PROBLEM DESCRIPTION:
What number of lines in the material contain the word "this"? Give that number alone.

════════

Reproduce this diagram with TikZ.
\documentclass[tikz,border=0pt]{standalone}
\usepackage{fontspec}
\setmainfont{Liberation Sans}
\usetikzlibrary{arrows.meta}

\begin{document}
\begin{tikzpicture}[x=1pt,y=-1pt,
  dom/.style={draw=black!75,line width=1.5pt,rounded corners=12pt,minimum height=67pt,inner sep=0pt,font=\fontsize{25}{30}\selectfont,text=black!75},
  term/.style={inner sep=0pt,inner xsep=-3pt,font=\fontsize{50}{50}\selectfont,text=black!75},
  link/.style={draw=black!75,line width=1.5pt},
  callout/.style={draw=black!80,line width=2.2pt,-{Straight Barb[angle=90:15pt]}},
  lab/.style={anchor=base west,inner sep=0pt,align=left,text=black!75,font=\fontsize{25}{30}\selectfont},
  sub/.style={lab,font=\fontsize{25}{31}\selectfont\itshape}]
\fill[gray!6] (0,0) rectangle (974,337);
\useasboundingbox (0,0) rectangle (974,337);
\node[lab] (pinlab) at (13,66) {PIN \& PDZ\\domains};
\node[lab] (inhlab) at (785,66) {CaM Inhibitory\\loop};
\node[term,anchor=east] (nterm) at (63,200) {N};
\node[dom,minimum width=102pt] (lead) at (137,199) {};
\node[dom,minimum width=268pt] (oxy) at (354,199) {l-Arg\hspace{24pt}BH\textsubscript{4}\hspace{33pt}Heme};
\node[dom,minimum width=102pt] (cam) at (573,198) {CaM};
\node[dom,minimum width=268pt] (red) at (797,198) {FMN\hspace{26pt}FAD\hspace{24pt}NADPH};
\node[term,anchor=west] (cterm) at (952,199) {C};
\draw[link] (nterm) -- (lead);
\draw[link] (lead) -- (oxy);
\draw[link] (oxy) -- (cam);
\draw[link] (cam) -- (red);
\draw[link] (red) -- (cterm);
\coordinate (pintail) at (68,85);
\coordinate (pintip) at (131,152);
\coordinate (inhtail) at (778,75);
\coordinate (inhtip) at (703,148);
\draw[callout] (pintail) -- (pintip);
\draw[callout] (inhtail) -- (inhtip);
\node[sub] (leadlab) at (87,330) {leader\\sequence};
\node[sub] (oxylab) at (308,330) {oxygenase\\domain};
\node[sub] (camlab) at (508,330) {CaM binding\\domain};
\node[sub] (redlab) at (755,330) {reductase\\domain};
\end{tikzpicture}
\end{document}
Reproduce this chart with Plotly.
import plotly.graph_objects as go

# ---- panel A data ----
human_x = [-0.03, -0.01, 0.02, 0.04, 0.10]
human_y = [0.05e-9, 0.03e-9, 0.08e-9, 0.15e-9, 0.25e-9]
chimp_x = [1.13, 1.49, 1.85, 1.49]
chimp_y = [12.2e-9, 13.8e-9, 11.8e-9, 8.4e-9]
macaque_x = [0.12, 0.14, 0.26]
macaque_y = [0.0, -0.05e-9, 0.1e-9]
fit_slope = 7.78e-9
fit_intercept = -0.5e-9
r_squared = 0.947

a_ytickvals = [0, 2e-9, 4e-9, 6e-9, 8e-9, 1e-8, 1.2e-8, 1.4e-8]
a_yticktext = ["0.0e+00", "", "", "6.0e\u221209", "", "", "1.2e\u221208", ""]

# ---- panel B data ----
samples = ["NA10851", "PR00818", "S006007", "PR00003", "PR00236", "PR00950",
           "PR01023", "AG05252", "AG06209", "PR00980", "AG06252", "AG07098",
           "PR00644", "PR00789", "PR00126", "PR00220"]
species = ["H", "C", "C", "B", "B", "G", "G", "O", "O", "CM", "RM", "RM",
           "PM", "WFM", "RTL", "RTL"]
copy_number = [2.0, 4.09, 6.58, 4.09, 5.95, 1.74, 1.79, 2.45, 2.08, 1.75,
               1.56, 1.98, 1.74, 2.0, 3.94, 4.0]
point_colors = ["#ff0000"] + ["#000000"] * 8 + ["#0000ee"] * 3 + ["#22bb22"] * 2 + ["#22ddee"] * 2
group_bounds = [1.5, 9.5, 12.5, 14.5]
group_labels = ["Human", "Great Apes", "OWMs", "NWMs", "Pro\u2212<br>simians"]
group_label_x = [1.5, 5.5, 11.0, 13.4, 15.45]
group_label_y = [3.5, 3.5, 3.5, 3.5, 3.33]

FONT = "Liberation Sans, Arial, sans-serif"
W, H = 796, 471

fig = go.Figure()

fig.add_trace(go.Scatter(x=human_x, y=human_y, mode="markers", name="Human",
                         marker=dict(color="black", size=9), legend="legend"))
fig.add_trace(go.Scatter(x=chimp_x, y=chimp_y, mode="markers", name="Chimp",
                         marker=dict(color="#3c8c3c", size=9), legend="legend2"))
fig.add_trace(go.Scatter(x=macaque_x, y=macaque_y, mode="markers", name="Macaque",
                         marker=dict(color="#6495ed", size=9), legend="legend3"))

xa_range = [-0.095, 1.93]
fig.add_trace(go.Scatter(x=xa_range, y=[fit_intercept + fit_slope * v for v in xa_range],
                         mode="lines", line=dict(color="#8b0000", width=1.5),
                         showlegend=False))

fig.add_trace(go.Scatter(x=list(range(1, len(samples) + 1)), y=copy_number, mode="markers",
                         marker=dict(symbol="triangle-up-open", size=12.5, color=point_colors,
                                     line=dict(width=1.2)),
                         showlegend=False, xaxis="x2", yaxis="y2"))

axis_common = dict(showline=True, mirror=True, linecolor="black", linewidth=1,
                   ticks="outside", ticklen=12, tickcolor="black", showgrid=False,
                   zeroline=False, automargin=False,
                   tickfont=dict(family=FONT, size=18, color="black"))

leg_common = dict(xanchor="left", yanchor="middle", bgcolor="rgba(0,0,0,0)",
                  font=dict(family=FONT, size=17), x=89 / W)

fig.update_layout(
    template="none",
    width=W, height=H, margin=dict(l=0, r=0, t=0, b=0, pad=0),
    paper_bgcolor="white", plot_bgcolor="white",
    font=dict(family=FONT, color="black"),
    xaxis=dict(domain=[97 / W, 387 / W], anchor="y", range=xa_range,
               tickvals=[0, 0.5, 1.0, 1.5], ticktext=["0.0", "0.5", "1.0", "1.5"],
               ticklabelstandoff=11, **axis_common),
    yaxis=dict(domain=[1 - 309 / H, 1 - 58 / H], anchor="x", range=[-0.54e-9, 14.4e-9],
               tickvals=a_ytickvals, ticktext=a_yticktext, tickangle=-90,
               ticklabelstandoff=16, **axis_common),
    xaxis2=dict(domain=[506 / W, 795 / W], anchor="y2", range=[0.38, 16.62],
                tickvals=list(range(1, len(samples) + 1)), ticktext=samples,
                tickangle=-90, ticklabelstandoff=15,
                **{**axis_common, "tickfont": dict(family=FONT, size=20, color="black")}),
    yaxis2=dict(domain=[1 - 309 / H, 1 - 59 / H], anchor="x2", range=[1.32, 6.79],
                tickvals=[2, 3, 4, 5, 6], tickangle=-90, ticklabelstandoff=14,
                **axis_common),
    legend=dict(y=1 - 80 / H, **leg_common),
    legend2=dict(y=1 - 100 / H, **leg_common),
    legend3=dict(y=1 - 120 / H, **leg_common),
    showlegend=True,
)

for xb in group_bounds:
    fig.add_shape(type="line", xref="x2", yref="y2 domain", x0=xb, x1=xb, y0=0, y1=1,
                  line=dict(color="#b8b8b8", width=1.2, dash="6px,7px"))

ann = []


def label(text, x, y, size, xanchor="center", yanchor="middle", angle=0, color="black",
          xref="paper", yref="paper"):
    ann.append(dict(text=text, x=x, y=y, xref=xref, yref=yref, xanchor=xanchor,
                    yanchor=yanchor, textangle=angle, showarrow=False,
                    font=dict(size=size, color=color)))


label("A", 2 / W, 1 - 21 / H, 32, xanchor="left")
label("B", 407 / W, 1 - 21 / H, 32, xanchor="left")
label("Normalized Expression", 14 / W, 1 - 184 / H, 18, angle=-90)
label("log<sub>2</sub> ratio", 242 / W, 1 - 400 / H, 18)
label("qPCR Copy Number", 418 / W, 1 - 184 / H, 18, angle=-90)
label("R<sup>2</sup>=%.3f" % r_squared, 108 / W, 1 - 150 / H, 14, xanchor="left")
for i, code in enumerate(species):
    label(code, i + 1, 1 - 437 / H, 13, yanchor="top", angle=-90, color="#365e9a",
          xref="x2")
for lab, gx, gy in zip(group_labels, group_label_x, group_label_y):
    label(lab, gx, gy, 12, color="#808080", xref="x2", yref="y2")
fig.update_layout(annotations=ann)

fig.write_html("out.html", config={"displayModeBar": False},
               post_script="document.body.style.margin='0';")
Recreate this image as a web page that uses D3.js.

════════

EXERCISE RESULT:
3